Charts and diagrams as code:
======

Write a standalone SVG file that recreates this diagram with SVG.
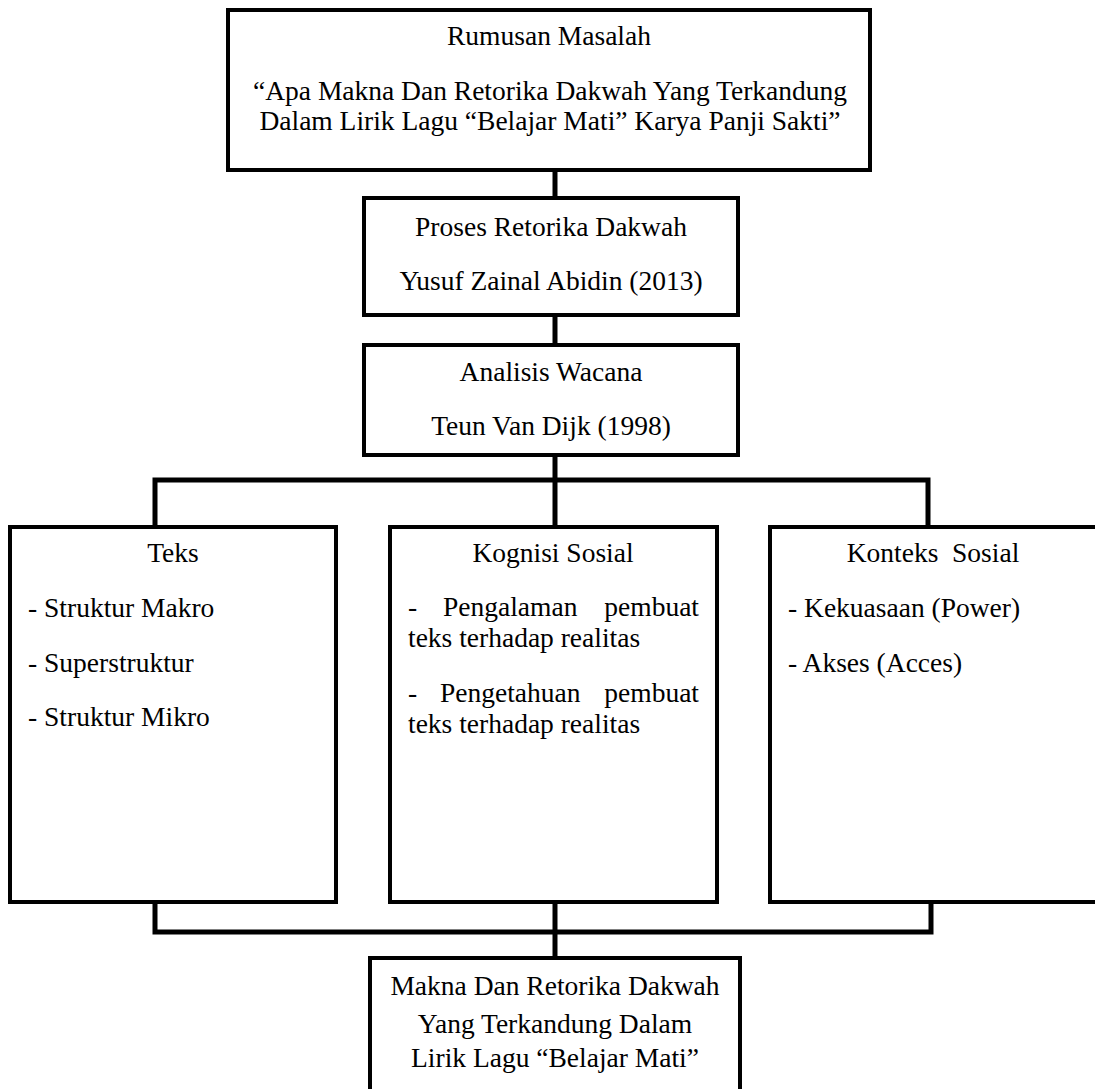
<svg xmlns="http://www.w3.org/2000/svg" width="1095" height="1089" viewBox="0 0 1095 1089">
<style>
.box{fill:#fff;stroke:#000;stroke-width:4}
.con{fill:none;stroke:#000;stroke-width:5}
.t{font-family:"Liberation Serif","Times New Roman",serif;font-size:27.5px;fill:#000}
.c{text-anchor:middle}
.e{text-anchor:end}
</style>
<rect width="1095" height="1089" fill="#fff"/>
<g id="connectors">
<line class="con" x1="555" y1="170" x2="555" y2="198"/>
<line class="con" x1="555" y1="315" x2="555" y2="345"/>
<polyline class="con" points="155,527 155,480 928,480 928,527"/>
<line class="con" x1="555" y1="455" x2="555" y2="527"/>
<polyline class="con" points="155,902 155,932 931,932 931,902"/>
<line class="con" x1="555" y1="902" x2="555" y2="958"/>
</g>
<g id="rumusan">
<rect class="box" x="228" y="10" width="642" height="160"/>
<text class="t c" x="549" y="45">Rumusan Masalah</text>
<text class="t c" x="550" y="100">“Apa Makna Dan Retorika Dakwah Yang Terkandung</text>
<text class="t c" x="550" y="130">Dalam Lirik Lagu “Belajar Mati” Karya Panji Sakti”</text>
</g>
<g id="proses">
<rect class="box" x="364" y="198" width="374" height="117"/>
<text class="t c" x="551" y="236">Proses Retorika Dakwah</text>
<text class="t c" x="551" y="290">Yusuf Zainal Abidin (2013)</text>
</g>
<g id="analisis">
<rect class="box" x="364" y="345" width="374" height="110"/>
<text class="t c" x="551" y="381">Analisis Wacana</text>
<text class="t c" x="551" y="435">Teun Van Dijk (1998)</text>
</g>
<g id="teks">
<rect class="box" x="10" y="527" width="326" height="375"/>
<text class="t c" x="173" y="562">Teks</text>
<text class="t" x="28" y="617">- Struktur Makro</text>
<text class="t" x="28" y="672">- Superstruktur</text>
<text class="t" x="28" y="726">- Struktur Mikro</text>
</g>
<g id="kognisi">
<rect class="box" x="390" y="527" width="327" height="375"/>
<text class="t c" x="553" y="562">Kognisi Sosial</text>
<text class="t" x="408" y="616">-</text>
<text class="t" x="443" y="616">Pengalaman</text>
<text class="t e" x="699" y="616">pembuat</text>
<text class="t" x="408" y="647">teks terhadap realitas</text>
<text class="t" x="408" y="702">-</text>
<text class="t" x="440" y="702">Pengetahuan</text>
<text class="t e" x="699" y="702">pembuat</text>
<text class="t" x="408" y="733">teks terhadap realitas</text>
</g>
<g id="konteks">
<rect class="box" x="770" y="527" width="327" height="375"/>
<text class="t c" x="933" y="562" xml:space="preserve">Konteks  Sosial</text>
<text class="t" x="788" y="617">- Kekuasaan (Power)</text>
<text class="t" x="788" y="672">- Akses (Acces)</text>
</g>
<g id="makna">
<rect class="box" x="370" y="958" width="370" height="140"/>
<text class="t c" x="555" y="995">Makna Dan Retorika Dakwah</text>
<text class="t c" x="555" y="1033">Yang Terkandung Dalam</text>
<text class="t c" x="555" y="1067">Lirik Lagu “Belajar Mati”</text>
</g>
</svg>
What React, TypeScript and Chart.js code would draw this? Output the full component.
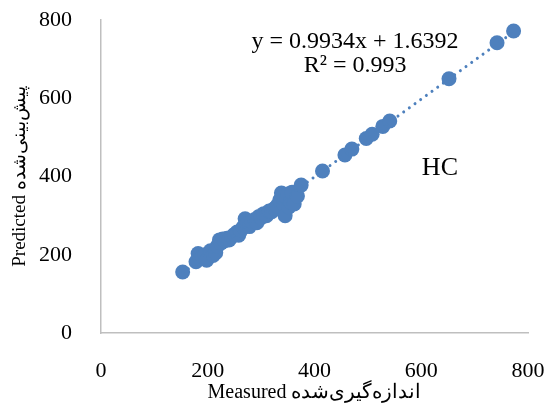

======

Copy out each line of the entries that holds "this".

◆ Written solution
Write a standalone SVG file that recreates this diagram with SVG.
What React, TypeScript and Chart.js code would draw this? Output the full component.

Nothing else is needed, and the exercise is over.